Wasserstein projection distance for fairness testing of regression models
Wanxin Li, Yongjin P. Park, Khanh Dao Duc
TL;DR
This work extends Wasserstein-projection fairness testing from classification to regression, focusing on expectation-based fairness criteria. It formulates a hypothesis test and an optimal data-perturbation mechanism to push models toward fairness while balancing accuracy, underpinned by a dual reformulation and asymptotic theory with a chi-square limiting paradigm. The proposed framework is validated on synthetic data and real cases (student grades and housing prices), demonstrating higher specificity than permutation tests and the ability to detect and mitigate biases.
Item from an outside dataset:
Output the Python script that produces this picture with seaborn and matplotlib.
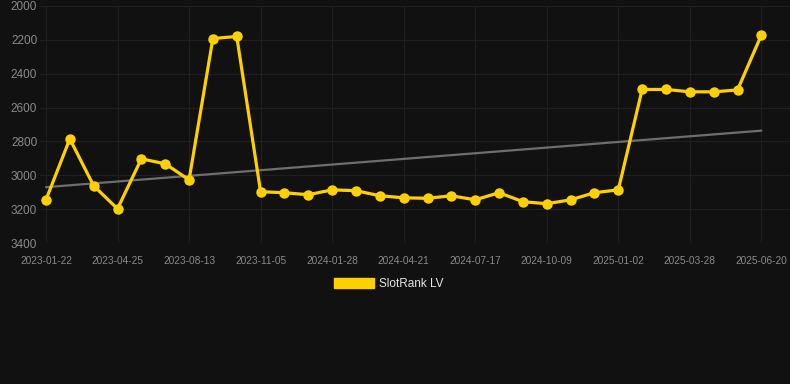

Together, these contributions provide a principled, transport-based toolkit for auditing and correcting fairness in continuous-valued predictive models with practical impact for education and housing analytics.
Abstract
Fairness in machine learning is a critical concern, yet most research has focused on classification tasks, leaving regression models underexplored. This paper introduces a Wasserstein projection-based framework for fairness testing in regression models, focusing on expectation-based criteria. We propose a hypothesis-testing approach and an optimal data perturbation method to improve fairness while balancing accuracy. Theoretical results include a detailed categorization of fairness criteria for regression, a dual reformulation of the Wasserstein projection test statistic, and the derivation of asymptotic bounds and limiting distributions. Experiments on synthetic and real-world datasets demonstrate that the proposed method offers higher specificity compared to permutation-based tests, and effectively detects and mitigates biases in real applications such as student performance and housing price prediction.